Mark Westfall, mwestfal@kumc.edu

The Embarrassment Rule! Fast, Loud, and Ferocious!

William & Lauri Morris, rickandlauri@navix.net

"It doesn't hold up as well over repeat listenings"

I like the Embarrassment better every time I hear them on CD or tape. I have followed alt. types of music since around 1979 and would easily pick the Embos as my favorite band of that (and pretty much any) era as far a genre goes. No disrespect meant, but found your reviews on your Embo page suggesting to me that you don't get a chance to listen closely enough to the music you review. Still, it's nice to see a band like the Embos get a little more recognition.

By the way, did you know Death Travels West, the song, was about a friend of theirs who was killed in a motor cycle accident. He asked that if he died, the Embos play at his funeral. I heard they did this and played Wellsville.

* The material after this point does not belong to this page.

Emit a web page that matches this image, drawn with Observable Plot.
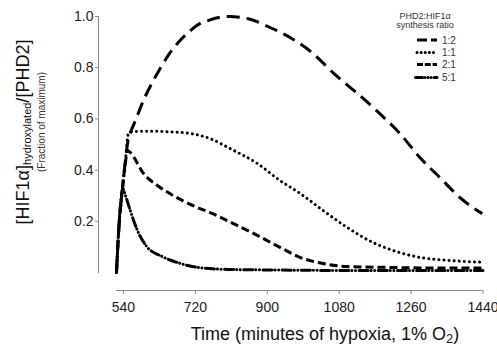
<!DOCTYPE html>
<html><head><meta charset="utf-8">
<script src="https://cdn.jsdelivr.net/npm/d3@7"></script>
<script src="https://cdn.jsdelivr.net/npm/@observablehq/plot@0.6"></script>
<style>
html,body{margin:0;padding:0;background:#fff;}
#chart{position:relative;width:497px;height:347px;}
svg{font-family:"Liberation Sans",Arial,sans-serif;}
</style></head>
<body><div id="chart"></div>
<script>
// ---- data ----
const seriesNames = ["1:2", "1:1", "2:1", "5:1"];
const t12 = [522.5, 528, 537, 545, 552, 557.5, 570, 590, 612, 632, 652, 677, 702, 732, 752, 775, 805, 850, 907, 957, 1015, 1065, 1102, 1140, 1182, 1232, 1282, 1332, 1382, 1438];
const v12 = [0, 0.164, 0.32, 0.44, 0.52, 0.547, 0.594, 0.672, 0.742, 0.797, 0.848, 0.898, 0.937, 0.973, 0.984, 0.995, 1.0, 0.992, 0.957, 0.918, 0.855, 0.78, 0.73, 0.68, 0.62, 0.543, 0.449, 0.371, 0.293, 0.23];
const t11 = [522.5, 528, 537, 545, 552, 560, 600, 650, 707, 757, 807, 875, 932, 982, 1040, 1100, 1165, 1215, 1282, 1357, 1440];
const v11 = [0, 0.164, 0.32, 0.44, 0.54, 0.55, 0.552, 0.55, 0.543, 0.523, 0.484, 0.426, 0.359, 0.309, 0.242, 0.176, 0.117, 0.086, 0.059, 0.047, 0.04];
const t21 = [522.5, 528, 537, 545, 550, 557, 590, 625, 665, 725, 757, 815, 875, 932, 982, 1040, 1100, 1200, 1300, 1440];
const v21 = [0, 0.164, 0.32, 0.43, 0.477, 0.469, 0.387, 0.34, 0.30, 0.254, 0.234, 0.191, 0.145, 0.098, 0.059, 0.035, 0.023, 0.02, 0.018, 0.018];
const t51 = [522.5, 528, 534, 538, 545, 557, 575, 600, 632, 675, 725, 800, 900, 1100, 1300, 1440];
const v51 = [0, 0.164, 0.29, 0.328, 0.30, 0.242, 0.164, 0.098, 0.066, 0.039, 0.02, 0.012, 0.01, 0.008, 0.008, 0.008];
const xTicks = [540, 720, 900, 1080, 1260, 1440];
const yTicks = [0.2, 0.4, 0.6, 0.8, 1.0];

// ---- styles ----
const dashes = {"1:2": "13,7", "1:1": "0.1,5", "2:1": "8,4", "5:1": "9,3,0.1,3.5,0.1,3.5"};
const caps = {"1:2": "butt", "1:1": "round", "2:1": "butt", "5:1": "round"};

const toRows = (name, ts, vs) => ts.map((t, i) => ({series: name, t, v: vs[i]}));
const data = [
  toRows("1:2", t12, v12), toRows("1:1", t11, v11),
  toRows("2:1", t21, v21), toRows("5:1", t51, v51)
];

const X0 = 477.5, X1 = 1440, Y0 = -0.0703;
const axisGray = "#8a8a8a";
const FF = "Liberation Sans, Arial, sans-serif";
const lineMarks = data.map((rows, i) => Plot.line(rows, {
  x: "t", y: "v", curve: "monotone-x", stroke: "#000", strokeWidth: 3,
  strokeDasharray: dashes[seriesNames[i]], strokeLinecap: caps[seriesNames[i]]
}));

const plot = Plot.plot({
  width: 497, height: 347,
  marginLeft: 98, marginRight: 14.5, marginTop: 16, marginBottom: 57,
  style: {fontFamily: FF, background: "#fff"},
  x: {domain: [X0, X1]},
  y: {domain: [Y0, 1.0]},
  marks: [
    Plot.ruleX([X0], {y1: -0.004, y2: 1.0, stroke: axisGray, strokeWidth: 1}),
    Plot.ruleY([Y0], {x1: 522.5, x2: 1440, stroke: axisGray, strokeWidth: 1}),
    Plot.axisY({ticks: yTicks, tickSize: 3, tickPadding: 2, tickFormat: d => d.toFixed(1),
      fontSize: 14, stroke: axisGray, color: "#222", label: null}),
    Plot.axisX({ticks: xTicks, tickSize: 4, tickPadding: 8, tickFormat: d => String(d),
      fontSize: 14, stroke: axisGray, color: "#222", label: null}),
    ...lineMarks
  ]
});
document.getElementById("chart").appendChild(plot);

// ---- titles and legend ----
const svg = d3.select(plot);
// y title
const yt = svg.append("text").attr("transform", "translate(29,132) rotate(-90)")
  .attr("text-anchor", "middle").attr("fill", "#111").attr("font-size", 18)
  .style("font-family", FF);
yt.append("tspan").text("[HIF1α]");
yt.append("tspan").attr("font-size", 11).attr("dy", 1.5).text("hydroxylated");
yt.append("tspan").attr("dy", -1.5).text("/[PHD2]");
svg.append("text").attr("transform", "translate(45,122) rotate(-90)")
  .attr("text-anchor", "middle").attr("font-size", 10).attr("fill", "#333")
  .style("font-family", FF)
  .text("(Fraction of maximum)");
// x title
const xt = svg.append("text").attr("x", 325).attr("y", 340)
  .attr("text-anchor", "middle").attr("font-size", 18).attr("fill", "#111")
  .style("font-family", FF);
xt.append("tspan").text("Time (minutes of hypoxia, 1% O");
xt.append("tspan").attr("font-size", 13).attr("dy", 3).text("2");
xt.append("tspan").attr("dy", -3).text(")");
// legend
const lg = svg.append("g").style("font-family", FF).attr("fill", "#333");
lg.append("text").attr("x", 425).attr("y", 18.5).attr("text-anchor", "middle").attr("font-size", 9).text("PHD2:HIF1α");
lg.append("text").attr("x", 425).attr("y", 27.5).attr("text-anchor", "middle").attr("font-size", 9).text("synthesis ratio");
const legY = [40, 52.5, 64.5, 77.5];
const legDash = {"1:2": "10,4", "1:1": "0.1,4", "2:1": "6,1.8", "5:1": "7,2.5,0.1,3,0.1,3,0.1,3"};
seriesNames.forEach((s, i) => {
  lg.append("line").attr("x1", s === "5:1" ? 415.5 : 417).attr("x2", 437).attr("y1", legY[i]).attr("y2", legY[i])
    .attr("stroke", "#000").attr("stroke-width", 3)
    .attr("stroke-dasharray", legDash[s]).attr("stroke-linecap", caps[s]);
  lg.append("text").attr("x", 442).attr("y", legY[i] + 3.5).attr("text-anchor", "start")
    .attr("font-size", 10).text(s);
});
</script></body></html>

Rick Hellman, THELLMAN@kc.rr.com

There were no other bands as good as the Embos in Kansas! There were no other bands as good as the Embos in the world at the time, except perhaps the Fall. I own every record/tape/CD you mention here, and they all have their gems. D-Rngs, Sex Drive, Patio Set, Woods of Love, Don't Stop Till You Get Enough...I spent many a shaky night sweating to those tunes. And to me, they still hold up.